When I posted the Times piece about Berger's death, I heard from a former student, Molly Young McCormick, who said she thought I had taught that novel to her middle school class back ... well, a long time ago. And that reminded me of something: I had not taught the full novel (that would have been professional suicide at the time--Berger can be ... naughty ... and violent), but I had used a passage from it. Just this moment I went to one of my (many) file drawers and found the folder labeled Comp--Conversation (LBM): Compositions--Conversation--Little Big Man. And inside I found the very worksheet I gave to my middle school students for years. (See below.) I also found an old transparency (remember them?) in that folder, one I'd also used in class for years, as well. I wanted my 7th and 8th graders to use this excerpt from Little Big Man to figure out the punctuation, capitalization, and paragraph rules for writing conversations.

In 1999, Berger published a sequel--The Return of Little Big Man. When I heard it was going to be released, I was ecstatic. It was as if a Beatles fan had just learned that a "lost" album had just appeared--or a Frankenstein fan learning that Mary Shelley had written a sequel--or ... a sequel to The Return of the King ... or ... you get the picture.

But I didn't care for it--not really Berger's fault, I guess. I mean, how could anything live up to my expectations? Before I'd read it, I'd agreed to lead a discussion about Little Big Man at the local library.
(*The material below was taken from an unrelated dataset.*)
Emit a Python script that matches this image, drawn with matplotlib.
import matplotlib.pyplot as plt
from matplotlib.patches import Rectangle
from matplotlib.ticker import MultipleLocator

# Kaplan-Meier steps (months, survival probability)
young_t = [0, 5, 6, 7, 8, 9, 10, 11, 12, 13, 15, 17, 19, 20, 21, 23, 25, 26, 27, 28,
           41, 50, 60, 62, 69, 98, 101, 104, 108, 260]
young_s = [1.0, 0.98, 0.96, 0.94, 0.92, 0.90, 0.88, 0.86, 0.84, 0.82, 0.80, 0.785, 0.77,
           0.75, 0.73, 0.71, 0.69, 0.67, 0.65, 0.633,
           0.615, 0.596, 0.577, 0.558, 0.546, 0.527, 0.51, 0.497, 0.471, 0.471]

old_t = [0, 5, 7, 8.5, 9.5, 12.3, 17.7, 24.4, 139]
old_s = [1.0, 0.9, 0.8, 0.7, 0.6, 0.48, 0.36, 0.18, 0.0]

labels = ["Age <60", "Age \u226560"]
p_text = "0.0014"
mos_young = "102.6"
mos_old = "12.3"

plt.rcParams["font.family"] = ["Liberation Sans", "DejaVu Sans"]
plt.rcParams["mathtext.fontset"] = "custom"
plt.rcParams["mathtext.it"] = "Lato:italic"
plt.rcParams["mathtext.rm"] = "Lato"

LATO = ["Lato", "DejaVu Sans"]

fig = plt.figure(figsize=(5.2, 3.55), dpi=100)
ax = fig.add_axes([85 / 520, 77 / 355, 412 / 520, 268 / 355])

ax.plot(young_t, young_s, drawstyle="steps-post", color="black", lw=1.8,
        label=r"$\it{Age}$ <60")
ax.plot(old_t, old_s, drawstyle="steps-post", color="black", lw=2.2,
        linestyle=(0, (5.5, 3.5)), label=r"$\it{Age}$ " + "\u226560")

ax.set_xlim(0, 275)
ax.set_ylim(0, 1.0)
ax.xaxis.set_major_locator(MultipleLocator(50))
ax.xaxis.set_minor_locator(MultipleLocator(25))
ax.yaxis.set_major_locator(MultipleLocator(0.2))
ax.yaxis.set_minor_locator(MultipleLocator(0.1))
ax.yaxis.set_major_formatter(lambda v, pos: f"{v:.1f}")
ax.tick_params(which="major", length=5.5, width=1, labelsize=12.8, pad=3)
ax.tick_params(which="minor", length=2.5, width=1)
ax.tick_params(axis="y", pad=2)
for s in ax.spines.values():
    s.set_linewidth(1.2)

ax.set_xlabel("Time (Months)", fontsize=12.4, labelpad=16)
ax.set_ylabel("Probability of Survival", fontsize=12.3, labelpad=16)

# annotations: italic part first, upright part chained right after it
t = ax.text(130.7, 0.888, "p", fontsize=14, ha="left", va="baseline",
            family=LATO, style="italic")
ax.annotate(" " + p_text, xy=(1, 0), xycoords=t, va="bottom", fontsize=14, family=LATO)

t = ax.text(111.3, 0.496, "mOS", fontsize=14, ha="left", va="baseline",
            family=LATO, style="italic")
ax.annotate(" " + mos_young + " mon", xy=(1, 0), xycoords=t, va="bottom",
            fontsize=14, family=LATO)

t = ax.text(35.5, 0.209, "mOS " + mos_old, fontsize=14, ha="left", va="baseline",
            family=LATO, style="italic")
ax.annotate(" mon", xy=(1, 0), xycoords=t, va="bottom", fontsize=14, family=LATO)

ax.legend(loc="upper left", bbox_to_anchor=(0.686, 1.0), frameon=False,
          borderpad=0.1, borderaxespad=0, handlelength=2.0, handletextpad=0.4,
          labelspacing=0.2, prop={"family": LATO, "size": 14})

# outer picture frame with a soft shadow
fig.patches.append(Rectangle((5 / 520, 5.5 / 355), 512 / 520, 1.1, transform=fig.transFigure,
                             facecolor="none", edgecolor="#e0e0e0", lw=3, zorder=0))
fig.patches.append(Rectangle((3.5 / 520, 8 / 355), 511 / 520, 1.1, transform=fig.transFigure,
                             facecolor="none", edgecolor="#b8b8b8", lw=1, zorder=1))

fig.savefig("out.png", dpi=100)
In prep, I re-read LBM (loving it--loving it again).

The presentation/discussion was at 10:00 a.m., June 25, 1999--part of the Hudson Library's "The Last Friday Book Talks." I see in my journal for that day that I pretty much talked the whole time--showed slides, talked about Berger's other books, etc.--typical insecure, over-prepared teacher ... didn't allow much time for discussion.
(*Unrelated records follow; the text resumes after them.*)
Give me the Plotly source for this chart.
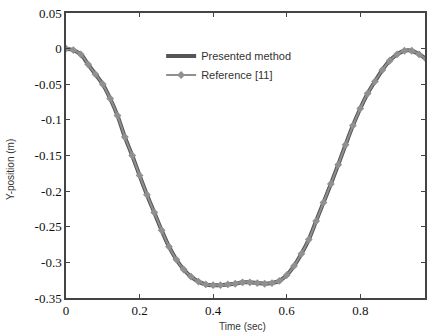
import plotly.graph_objects as go

time_s = [0.00, 0.02, 0.04, 0.06, 0.08, 0.10, 0.12, 0.14, 0.16, 0.18,
          0.20, 0.22, 0.24, 0.26, 0.28, 0.30, 0.32, 0.34, 0.36, 0.38,
          0.40, 0.42, 0.44, 0.46, 0.48, 0.50, 0.52, 0.54, 0.56, 0.58,
          0.60, 0.62, 0.64, 0.66, 0.68, 0.70, 0.72, 0.74, 0.76, 0.78,
          0.80, 0.82, 0.84, 0.86, 0.88, 0.90, 0.92, 0.94, 0.96, 0.98]

presented_y = [0.000, -0.002, -0.008, -0.022, -0.036, -0.050, -0.070, -0.094, -0.124, -0.150,
               -0.178, -0.205, -0.230, -0.255, -0.278, -0.296, -0.310, -0.320, -0.327, -0.331,
               -0.332, -0.332, -0.331, -0.330, -0.328, -0.328, -0.329, -0.330, -0.329, -0.326,
               -0.318, -0.305, -0.288, -0.268, -0.242, -0.216, -0.190, -0.163, -0.135, -0.108,
               -0.084, -0.063, -0.046, -0.030, -0.017, -0.008, -0.003, -0.003, -0.008, -0.015]

reference_y = [0.000, -0.002, -0.008, -0.022, -0.036, -0.050, -0.070, -0.094, -0.124, -0.150,
               -0.178, -0.205, -0.230, -0.255, -0.278, -0.296, -0.310, -0.320, -0.327, -0.331,
               -0.332, -0.332, -0.331, -0.330, -0.328, -0.328, -0.329, -0.330, -0.329, -0.326,
               -0.318, -0.305, -0.288, -0.268, -0.242, -0.216, -0.190, -0.163, -0.135, -0.108,
               -0.084, -0.063, -0.046, -0.030, -0.017, -0.008, -0.003, -0.003, -0.008, -0.015]

x_tick_vals = [0, 0.2, 0.4, 0.6, 0.8, 1.0]
x_tick_text = ["0", "0.2", "0.4", "0.6", "0.8", "1"]
y_tick_vals = [0.05, 0, -0.05, -0.1, -0.15, -0.2, -0.25, -0.3, -0.35]
y_tick_text = ["0.05", "0", "-0.05", "-0.1", "-0.15", "-0.2", "-0.25", "-0.3", "-0.35"]

fig = go.Figure()
fig.add_trace(go.Scatter(
    x=time_s, y=presented_y, mode="lines", name="Presented method",
    line=dict(color="#555555", width=4, shape="spline"),
))
fig.add_trace(go.Scatter(
    x=time_s, y=reference_y, mode="lines+markers", name="Reference [11]",
    line=dict(color="#909090", width=2, shape="spline"),
    marker=dict(symbol="diamond", size=6, color="#909090"),
))

axis_common = dict(
    showgrid=False, zeroline=False, showline=True, linecolor="#444444", linewidth=1.5,
    ticks="inside", ticklen=4, tickcolor="#444444", mirror="ticks",
    tickfont=dict(family="Times New Roman, Liberation Serif, serif", size=13, color="#111111"),
)

fig.update_layout(
    width=427, height=335,
    margin=dict(l=66, r=0, t=13, b=37),
    plot_bgcolor="white", paper_bgcolor="white",
    xaxis=dict(range=[0, 0.976], tickvals=x_tick_vals, ticktext=x_tick_text, **axis_common),
    yaxis=dict(range=[-0.35, 0.05], tickvals=y_tick_vals, ticktext=y_tick_text, **axis_common),
    legend=dict(
        x=0.265, y=0.90, xanchor="left", yanchor="top",
        bgcolor="rgba(0,0,0,0)", itemwidth=30, tracegroupgap=0,
        font=dict(family="Liberation Sans", size=11, color="#333333"),
    ),
    showlegend=True,
    annotations=[
        dict(text="Time (sec)", xref="paper", yref="paper", x=(243 - 66) / 361, y=-0.10,
             xanchor="center", yanchor="middle", showarrow=False,
             font=dict(family="Liberation Sans", size=10, color="#333333")),
        dict(text="Y-position (m)", xref="paper", yref="paper", x=-0.155, y=0.45,
             xanchor="center", yanchor="middle", showarrow=False, textangle=-90,
             font=dict(family="Liberation Sans", size=10, color="#333333")),
    ],
)

fig.write_html(
    "out.html",
    config={"displayModeBar": False},
    post_script="document.body.style.margin='0';document.body.style.overflow='hidden';",
)
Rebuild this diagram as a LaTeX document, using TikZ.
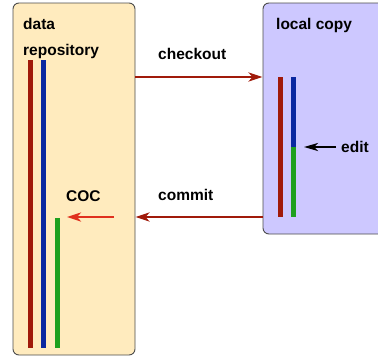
\documentclass[tikz,border=0pt]{standalone}
\usepackage{fontspec}
\setmainfont{Liberation Sans}
\usepackage{xcolor}
\usetikzlibrary{arrows.meta}

\definecolor{repofill}{HTML}{FFEBBE}
\definecolor{localfill}{HTML}{CDC8FF}
\definecolor{barred}{HTML}{A01A0A}
\definecolor{barblue}{HTML}{0A28A0}
\definecolor{bargreen}{HTML}{1EA01E}
\definecolor{cocred}{HTML}{E0301E}

\tikzset{
  box/.style={draw=black!70,line width=0.9pt,rounded corners=6pt,inner sep=0pt},
  bar/.style={line width=5pt},
  flow/.style={barred,line width=2.7pt,-{Stealth[length=14pt,width=9pt,inset=4pt]}},
  lbl/.style={anchor=base west,inner sep=0pt,font=\fontsize{15.5}{18}\selectfont\bfseries}
}

\begin{document}
\begin{tikzpicture}[x=1pt,y=-1pt]
\useasboundingbox (0,0) rectangle (378,357);
\clip (0,0) rectangle (378,357);
% the two boxes
\node[box,fill=repofill,minimum width=122pt,minimum height=352pt] (repo) at (74,179) {};
\node[box,fill=localfill,minimum width=127pt,minimum height=231pt] (local) at (326.5,118.5) {};
\node[lbl] (data) at (23,29) {data};
\node[lbl] (reposit) at (23,55) {repository};
\node[lbl] (lcopy) at (276,29) {local copy};
% versions in the repository
\draw[bar,barred](30.5,60)--(30.5,348);
\draw[bar,barblue](43.5,60)--(43.5,348);
\draw[bar,bargreen](57,218)--(57,348);
% versions in the local copy
\draw[bar,barred](280,77)--(280,217);
\draw[bar,barblue](293.5,77)--(293.5,147);
\draw[bar,bargreen](293.5,147)--(293.5,217);
% checkout and commit
\node[lbl] (checkout) at (158,59) {checkout};
\node[lbl] (commit) at (158,200) {commit};
\draw[flow](repo.east|-0,77)--(local.west|-0,77);
\draw[flow](local.west|-0,217)--(repo.east|-0,217);
% COC and edit
\node[lbl] (coc) at (66,201) {COC};
\coordinate (cocfrom) at (114,217);
\coordinate (cocto) at (67,217);
\draw[flow,cocred](cocfrom)--(cocto);
\node[lbl] (edit) at (341,152) {edit};
\coordinate (editto) at (304,147);
\draw[line width=2.4pt,-{Stealth[length=14pt,width=8pt,inset=4pt]}](edit.west|-editto)++(-5,0)--(editto);
\end{tikzpicture}
\end{document}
That same summer of 1999 my father was dying. I was driving back and forth to Pittsfield, Mass., where he and my mom were. He was in and out of nursing and rehab facilities as he was navigating the final stages of his long, wonderful voyage. On Father's Day that year I thought about Little Big Man, about the death of Old Lodge Skins, the Cheyenne who was the father figure for the narrator Jack Crabb. Later, I wrote about that final Father's Day, about the death of my father, in my memoir Turning Pages: A Memoir of Books and Libraries and Loss (Kindle Direct, 2012). Here's some of what I wrote there ...

In my journal that final Father’s Day of my own father’s life I noted that I had once again wept at the death of Old Lodge Skins, the Cheyenne father figure for Jack Crabb.  Knowing his time is nigh, the old man, now blind, climbs to a noble height.  Rain is falling.  Berger himself, I wrote, must have wept as he wrote those wonderful words that Old Lodge Skins cries out on the top of the mountain.
And here they are—

Then he commenced to pray to the Everywhere Spirit in the same stentorian voice, never sniveling but bold and free.
“Thank you for making me a Human Being!  Thank you for helping me become a warrior!  Thank you for all my victories and for all my defeats.  Thank you for my vision, and for the blindness in which I saw further.”

Oh, that my own father—condemned to a wheelchair on his final Father’s Day—could have climbed a high mountain to cry his gratitude to his god—and then die satisfied in a soft rain.